__WHAT NEEDS TO BE DONE__: Your copy of the material must match it exactly, except that pictures are dropped.
─── PROVIDED DATA ───
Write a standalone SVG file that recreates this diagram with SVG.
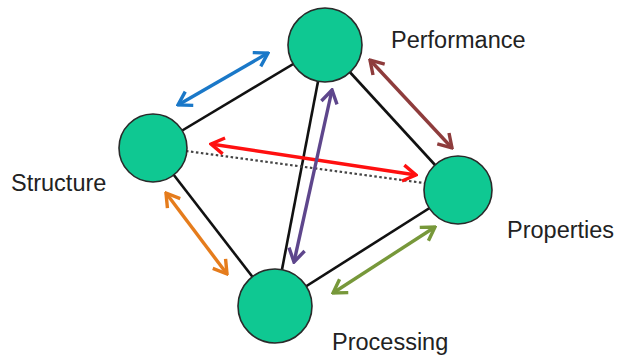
<svg xmlns="http://www.w3.org/2000/svg" width="622" height="356" viewBox="0 0 622 356">
<style>
.node{fill:#0fc892;stroke:#2a2a2a;stroke-width:1.6}
.edge{stroke:#111;stroke-width:2.6;fill:none}
.dot{stroke:#444;stroke-width:2.2;stroke-dasharray:2.5 2.5;fill:none}
.arr{stroke-width:3.4;fill:none}
.lbl{font-family:"Liberation Sans",Arial,sans-serif;font-size:23.5px;fill:#222}
</style>
<defs>
<marker id="mb" viewBox="-17 -10 19 20" refX="0" refY="0" markerWidth="19" markerHeight="20" markerUnits="userSpaceOnUse" orient="auto-start-reverse"><path d="M-13,-8 L0,0 L-13,8" fill="none" stroke="#1a78c8" stroke-width="3.4"/></marker>
<marker id="mr" viewBox="-17 -10 19 20" refX="0" refY="0" markerWidth="19" markerHeight="20" markerUnits="userSpaceOnUse" orient="auto-start-reverse"><path d="M-13,-8 L0,0 L-13,8" fill="none" stroke="#ff1010" stroke-width="3.4"/></marker>
<marker id="mp" viewBox="-17 -10 19 20" refX="0" refY="0" markerWidth="19" markerHeight="20" markerUnits="userSpaceOnUse" orient="auto-start-reverse"><path d="M-13,-8 L0,0 L-13,8" fill="none" stroke="#5e468c" stroke-width="3.4"/></marker>
<marker id="mw" viewBox="-17 -10 19 20" refX="0" refY="0" markerWidth="19" markerHeight="20" markerUnits="userSpaceOnUse" orient="auto-start-reverse"><path d="M-13,-8 L0,0 L-13,8" fill="none" stroke="#8e3c3c" stroke-width="3.4"/></marker>
<marker id="mo" viewBox="-17 -10 19 20" refX="0" refY="0" markerWidth="19" markerHeight="20" markerUnits="userSpaceOnUse" orient="auto-start-reverse"><path d="M-13,-8 L0,0 L-13,8" fill="none" stroke="#e57c1c" stroke-width="3.4"/></marker>
<marker id="mg" viewBox="-17 -10 19 20" refX="0" refY="0" markerWidth="19" markerHeight="20" markerUnits="userSpaceOnUse" orient="auto-start-reverse"><path d="M-13,-8 L0,0 L-13,8" fill="none" stroke="#77983a" stroke-width="3.4"/></marker>
</defs>
<g id="connectors">
<line class="edge" x1="325" y1="45" x2="153" y2="148"/>
<line class="edge" x1="325" y1="45" x2="275" y2="306"/>
<line class="edge" x1="325" y1="45" x2="458" y2="190"/>
<line class="edge" x1="153" y1="148" x2="275" y2="306"/>
<line class="edge" x1="275" y1="306" x2="458" y2="190"/>
<line class="dot" x1="186" y1="151" x2="424" y2="183"/>
<line class="arr" stroke="#1a78c8" x1="178" y1="105" x2="268" y2="53" marker-start="url(#mb)" marker-end="url(#mb)"/>
<line class="arr" stroke="#ff1010" x1="211" y1="144" x2="416" y2="175" marker-start="url(#mr)" marker-end="url(#mr)"/>
<line class="arr" stroke="#5e468c" x1="332" y1="90" x2="294" y2="262" marker-start="url(#mp)" marker-end="url(#mp)"/>
<line class="arr" stroke="#8e3c3c" x1="370" y1="60" x2="452" y2="148" marker-start="url(#mw)" marker-end="url(#mw)"/>
<line class="arr" stroke="#e57c1c" x1="166" y1="193" x2="227" y2="274" marker-start="url(#mo)" marker-end="url(#mo)"/>
<line class="arr" stroke="#77983a" x1="333" y1="293" x2="435" y2="227" marker-start="url(#mg)" marker-end="url(#mg)"/>
</g>
<g id="performance"><circle class="node" cx="325" cy="45" r="37"/><text class="lbl" x="391" y="48">Performance</text></g>
<g id="structure"><circle class="node" cx="153" cy="148" r="34"/><text class="lbl" x="11" y="191">Structure</text></g>
<g id="properties"><circle class="node" cx="458" cy="190" r="34"/><text class="lbl" x="507" y="238">Properties</text></g>
<g id="processing"><circle class="node" cx="275" cy="306" r="37"/><text class="lbl" x="332" y="350">Processing</text></g>
</svg>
───
__RESULT OF THIS EXERCISE__:
Write a standalone SVG file that recreates this diagram with SVG.
<svg xmlns="http://www.w3.org/2000/svg" width="622" height="356" viewBox="0 0 622 356">
<style>
.node{fill:#0fc892;stroke:#2a2a2a;stroke-width:1.6}
.edge{stroke:#111;stroke-width:2.6;fill:none}
.dot{stroke:#444;stroke-width:2.2;stroke-dasharray:2.5 2.5;fill:none}
.arr{stroke-width:3.4;fill:none}
.lbl{font-family:"Liberation Sans",Arial,sans-serif;font-size:23.5px;fill:#222}
</style>
<defs>
<marker id="mb" viewBox="-17 -10 19 20" refX="0" refY="0" markerWidth="19" markerHeight="20" markerUnits="userSpaceOnUse" orient="auto-start-reverse"><path d="M-13,-8 L0,0 L-13,8" fill="none" stroke="#1a78c8" stroke-width="3.4"/></marker>
<marker id="mr" viewBox="-17 -10 19 20" refX="0" refY="0" markerWidth="19" markerHeight="20" markerUnits="userSpaceOnUse" orient="auto-start-reverse"><path d="M-13,-8 L0,0 L-13,8" fill="none" stroke="#ff1010" stroke-width="3.4"/></marker>
<marker id="mp" viewBox="-17 -10 19 20" refX="0" refY="0" markerWidth="19" markerHeight="20" markerUnits="userSpaceOnUse" orient="auto-start-reverse"><path d="M-13,-8 L0,0 L-13,8" fill="none" stroke="#5e468c" stroke-width="3.4"/></marker>
<marker id="mw" viewBox="-17 -10 19 20" refX="0" refY="0" markerWidth="19" markerHeight="20" markerUnits="userSpaceOnUse" orient="auto-start-reverse"><path d="M-13,-8 L0,0 L-13,8" fill="none" stroke="#8e3c3c" stroke-width="3.4"/></marker>
<marker id="mo" viewBox="-17 -10 19 20" refX="0" refY="0" markerWidth="19" markerHeight="20" markerUnits="userSpaceOnUse" orient="auto-start-reverse"><path d="M-13,-8 L0,0 L-13,8" fill="none" stroke="#e57c1c" stroke-width="3.4"/></marker>
<marker id="mg" viewBox="-17 -10 19 20" refX="0" refY="0" markerWidth="19" markerHeight="20" markerUnits="userSpaceOnUse" orient="auto-start-reverse"><path d="M-13,-8 L0,0 L-13,8" fill="none" stroke="#77983a" stroke-width="3.4"/></marker>
</defs>
<g id="connectors">
<line class="edge" x1="325" y1="45" x2="153" y2="148"/>
<line class="edge" x1="325" y1="45" x2="275" y2="306"/>
<line class="edge" x1="325" y1="45" x2="458" y2="190"/>
<line class="edge" x1="153" y1="148" x2="275" y2="306"/>
<line class="edge" x1="275" y1="306" x2="458" y2="190"/>
<line class="dot" x1="186" y1="151" x2="424" y2="183"/>
<line class="arr" stroke="#1a78c8" x1="178" y1="105" x2="268" y2="53" marker-start="url(#mb)" marker-end="url(#mb)"/>
<line class="arr" stroke="#ff1010" x1="211" y1="144" x2="416" y2="175" marker-start="url(#mr)" marker-end="url(#mr)"/>
<line class="arr" stroke="#5e468c" x1="332" y1="90" x2="294" y2="262" marker-start="url(#mp)" marker-end="url(#mp)"/>
<line class="arr" stroke="#8e3c3c" x1="370" y1="60" x2="452" y2="148" marker-start="url(#mw)" marker-end="url(#mw)"/>
<line class="arr" stroke="#e57c1c" x1="166" y1="193" x2="227" y2="274" marker-start="url(#mo)" marker-end="url(#mo)"/>
<line class="arr" stroke="#77983a" x1="333" y1="293" x2="435" y2="227" marker-start="url(#mg)" marker-end="url(#mg)"/>
</g>
<g id="performance"><circle class="node" cx="325" cy="45" r="37"/><text class="lbl" x="391" y="48">Performance</text></g>
<g id="structure"><circle class="node" cx="153" cy="148" r="34"/><text class="lbl" x="11" y="191">Structure</text></g>
<g id="properties"><circle class="node" cx="458" cy="190" r="34"/><text class="lbl" x="507" y="238">Properties</text></g>
<g id="processing"><circle class="node" cx="275" cy="306" r="37"/><text class="lbl" x="332" y="350">Processing</text></g>
</svg>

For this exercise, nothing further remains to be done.